> WHAT IS EXPECTED: Copy all lines below containing "that".

> PROVIDED RECORDS:

________________________________________

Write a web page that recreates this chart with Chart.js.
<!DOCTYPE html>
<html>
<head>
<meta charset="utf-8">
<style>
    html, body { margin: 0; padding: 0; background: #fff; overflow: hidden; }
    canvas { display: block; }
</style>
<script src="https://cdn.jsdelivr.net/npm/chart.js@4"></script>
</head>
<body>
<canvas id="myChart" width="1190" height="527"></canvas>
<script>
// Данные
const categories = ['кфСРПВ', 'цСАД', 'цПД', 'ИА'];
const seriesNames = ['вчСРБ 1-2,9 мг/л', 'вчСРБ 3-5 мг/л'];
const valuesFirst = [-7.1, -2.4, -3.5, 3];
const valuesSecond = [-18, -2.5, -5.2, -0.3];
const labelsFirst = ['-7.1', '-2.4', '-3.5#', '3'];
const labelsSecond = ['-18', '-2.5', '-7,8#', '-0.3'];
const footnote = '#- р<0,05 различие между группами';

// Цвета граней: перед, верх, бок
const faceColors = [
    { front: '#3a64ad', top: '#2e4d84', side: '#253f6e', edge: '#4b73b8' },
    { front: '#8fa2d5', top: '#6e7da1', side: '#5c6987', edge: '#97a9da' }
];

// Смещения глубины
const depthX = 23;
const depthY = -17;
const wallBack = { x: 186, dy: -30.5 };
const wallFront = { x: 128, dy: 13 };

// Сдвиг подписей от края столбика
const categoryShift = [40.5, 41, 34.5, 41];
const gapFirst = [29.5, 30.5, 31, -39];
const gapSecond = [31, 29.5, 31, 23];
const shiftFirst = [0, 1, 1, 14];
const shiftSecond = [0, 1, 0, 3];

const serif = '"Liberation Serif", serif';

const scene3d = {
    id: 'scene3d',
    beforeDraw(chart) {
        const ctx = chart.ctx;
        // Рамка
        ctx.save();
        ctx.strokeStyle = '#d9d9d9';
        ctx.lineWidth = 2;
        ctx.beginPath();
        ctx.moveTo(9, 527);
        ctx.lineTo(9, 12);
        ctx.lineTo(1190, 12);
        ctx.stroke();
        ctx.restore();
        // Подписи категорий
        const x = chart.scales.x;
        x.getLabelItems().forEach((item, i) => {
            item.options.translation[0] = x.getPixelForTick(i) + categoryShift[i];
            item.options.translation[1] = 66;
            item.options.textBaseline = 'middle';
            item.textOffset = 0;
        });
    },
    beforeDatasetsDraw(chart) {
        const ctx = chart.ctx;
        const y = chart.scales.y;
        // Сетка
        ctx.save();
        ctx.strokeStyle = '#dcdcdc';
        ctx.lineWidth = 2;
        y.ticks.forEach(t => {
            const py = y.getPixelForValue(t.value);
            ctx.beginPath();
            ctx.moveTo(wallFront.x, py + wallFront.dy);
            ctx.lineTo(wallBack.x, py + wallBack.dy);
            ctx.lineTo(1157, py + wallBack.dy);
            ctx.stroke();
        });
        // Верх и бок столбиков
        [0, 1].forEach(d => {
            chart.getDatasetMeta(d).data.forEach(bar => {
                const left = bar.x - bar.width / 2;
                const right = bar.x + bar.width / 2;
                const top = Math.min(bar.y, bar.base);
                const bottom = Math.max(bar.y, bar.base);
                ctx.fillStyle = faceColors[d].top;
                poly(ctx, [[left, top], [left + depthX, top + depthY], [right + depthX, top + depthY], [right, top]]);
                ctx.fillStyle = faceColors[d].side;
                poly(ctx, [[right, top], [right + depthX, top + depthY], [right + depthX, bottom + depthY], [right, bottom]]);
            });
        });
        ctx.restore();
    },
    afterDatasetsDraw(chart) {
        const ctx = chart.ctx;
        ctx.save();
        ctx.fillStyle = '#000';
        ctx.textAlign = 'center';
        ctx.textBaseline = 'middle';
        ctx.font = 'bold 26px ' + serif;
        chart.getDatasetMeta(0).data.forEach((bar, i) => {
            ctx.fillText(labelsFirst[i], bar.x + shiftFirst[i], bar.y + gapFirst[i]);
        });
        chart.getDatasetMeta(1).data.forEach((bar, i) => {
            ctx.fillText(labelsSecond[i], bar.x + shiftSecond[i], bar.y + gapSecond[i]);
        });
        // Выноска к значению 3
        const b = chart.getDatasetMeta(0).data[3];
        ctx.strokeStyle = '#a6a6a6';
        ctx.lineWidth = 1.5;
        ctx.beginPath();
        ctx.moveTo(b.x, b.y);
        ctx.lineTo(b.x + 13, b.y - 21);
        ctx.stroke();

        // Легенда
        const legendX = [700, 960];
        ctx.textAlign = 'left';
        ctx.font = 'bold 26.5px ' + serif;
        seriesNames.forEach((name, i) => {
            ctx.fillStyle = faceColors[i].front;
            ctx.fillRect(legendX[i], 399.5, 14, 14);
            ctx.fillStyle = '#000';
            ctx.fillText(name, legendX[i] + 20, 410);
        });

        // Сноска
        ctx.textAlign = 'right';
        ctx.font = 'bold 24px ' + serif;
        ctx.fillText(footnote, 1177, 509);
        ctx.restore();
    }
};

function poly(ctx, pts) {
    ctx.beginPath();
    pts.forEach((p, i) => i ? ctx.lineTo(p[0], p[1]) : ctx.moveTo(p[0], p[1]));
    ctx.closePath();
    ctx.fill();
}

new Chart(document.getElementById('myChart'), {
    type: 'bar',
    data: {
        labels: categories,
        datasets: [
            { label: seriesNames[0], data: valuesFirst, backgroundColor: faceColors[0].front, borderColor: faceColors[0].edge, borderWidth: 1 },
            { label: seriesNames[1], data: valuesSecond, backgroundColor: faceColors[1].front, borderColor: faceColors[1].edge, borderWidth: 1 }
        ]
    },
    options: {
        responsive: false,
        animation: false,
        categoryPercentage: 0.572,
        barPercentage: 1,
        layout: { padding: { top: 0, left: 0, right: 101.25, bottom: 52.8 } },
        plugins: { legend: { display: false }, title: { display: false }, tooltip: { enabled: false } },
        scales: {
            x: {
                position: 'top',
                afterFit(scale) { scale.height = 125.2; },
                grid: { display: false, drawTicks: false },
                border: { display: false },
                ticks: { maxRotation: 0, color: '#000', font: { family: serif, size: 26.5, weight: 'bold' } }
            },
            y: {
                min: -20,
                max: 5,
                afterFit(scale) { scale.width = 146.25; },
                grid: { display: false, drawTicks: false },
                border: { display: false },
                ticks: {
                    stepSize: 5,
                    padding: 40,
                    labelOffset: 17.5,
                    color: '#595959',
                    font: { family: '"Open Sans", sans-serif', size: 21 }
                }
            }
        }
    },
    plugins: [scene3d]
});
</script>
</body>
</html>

________________________________________

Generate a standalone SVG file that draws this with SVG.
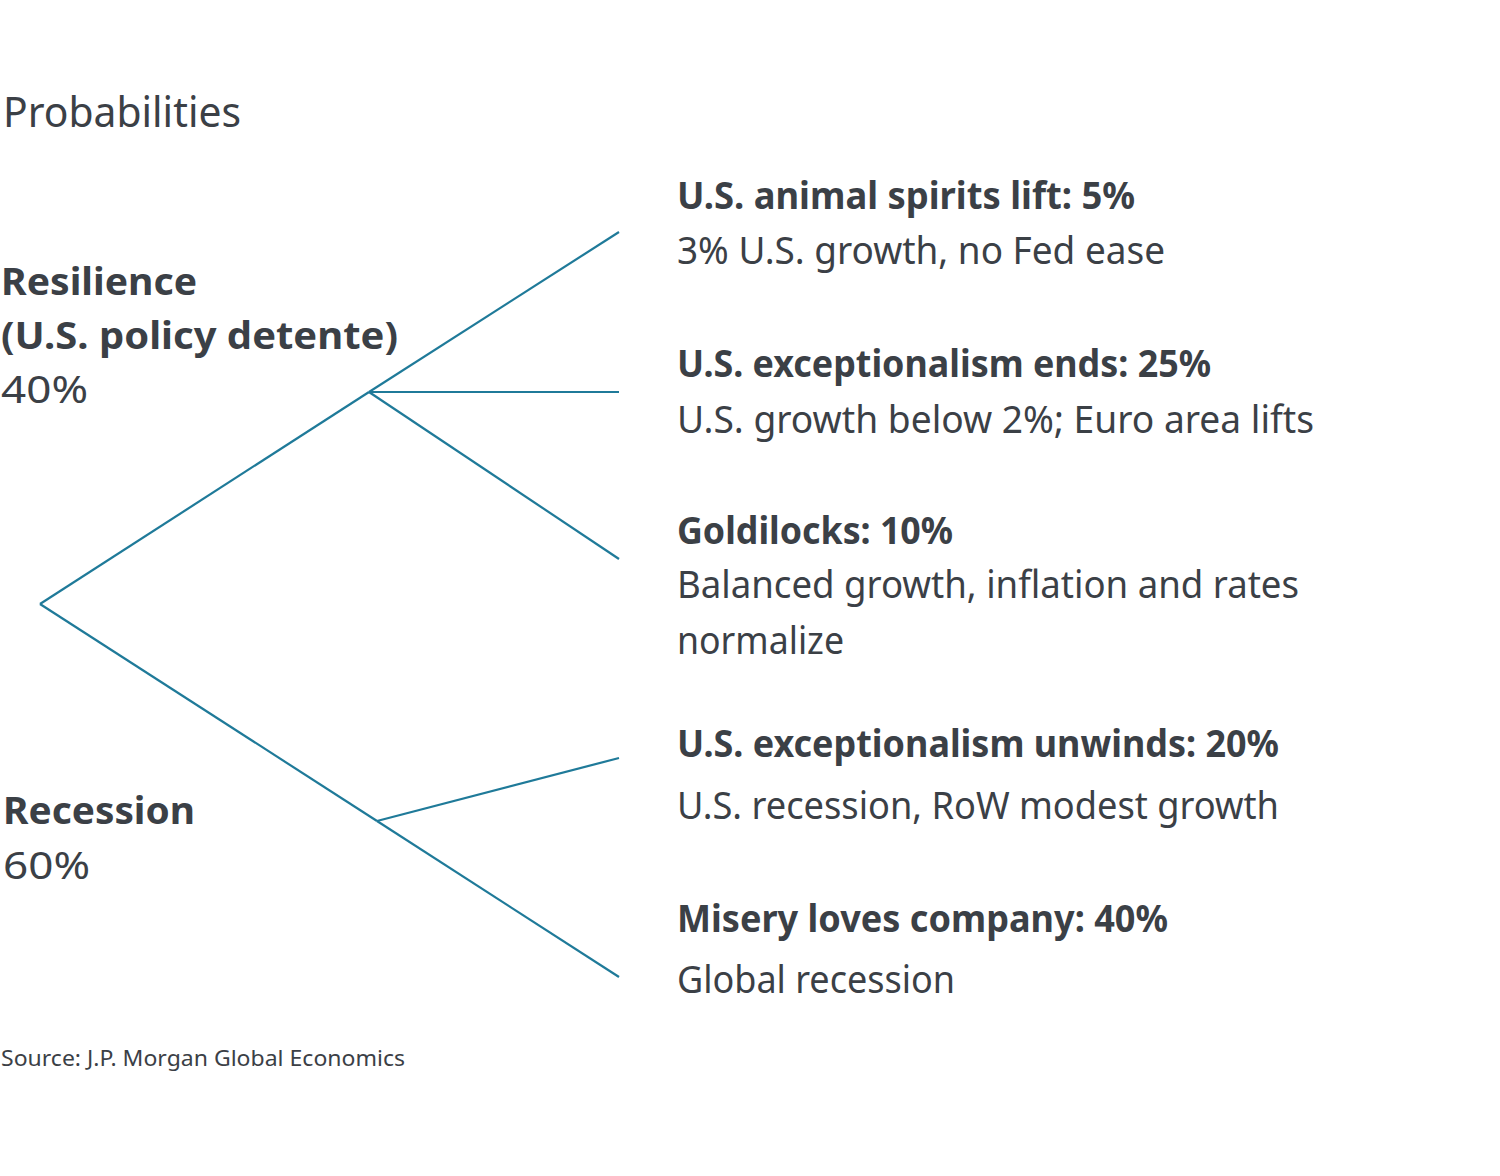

________________________________________

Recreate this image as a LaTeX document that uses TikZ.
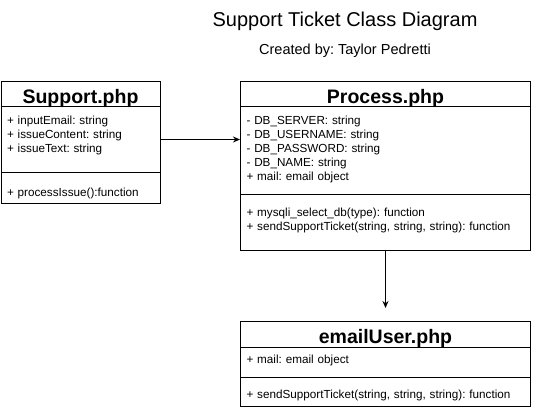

________________________________________

> WRITTEN ANSWER:
Write a web page that recreates this chart with Chart.js.
Generate a standalone SVG file that draws this with SVG.
Recreate this image as a LaTeX document that uses TikZ.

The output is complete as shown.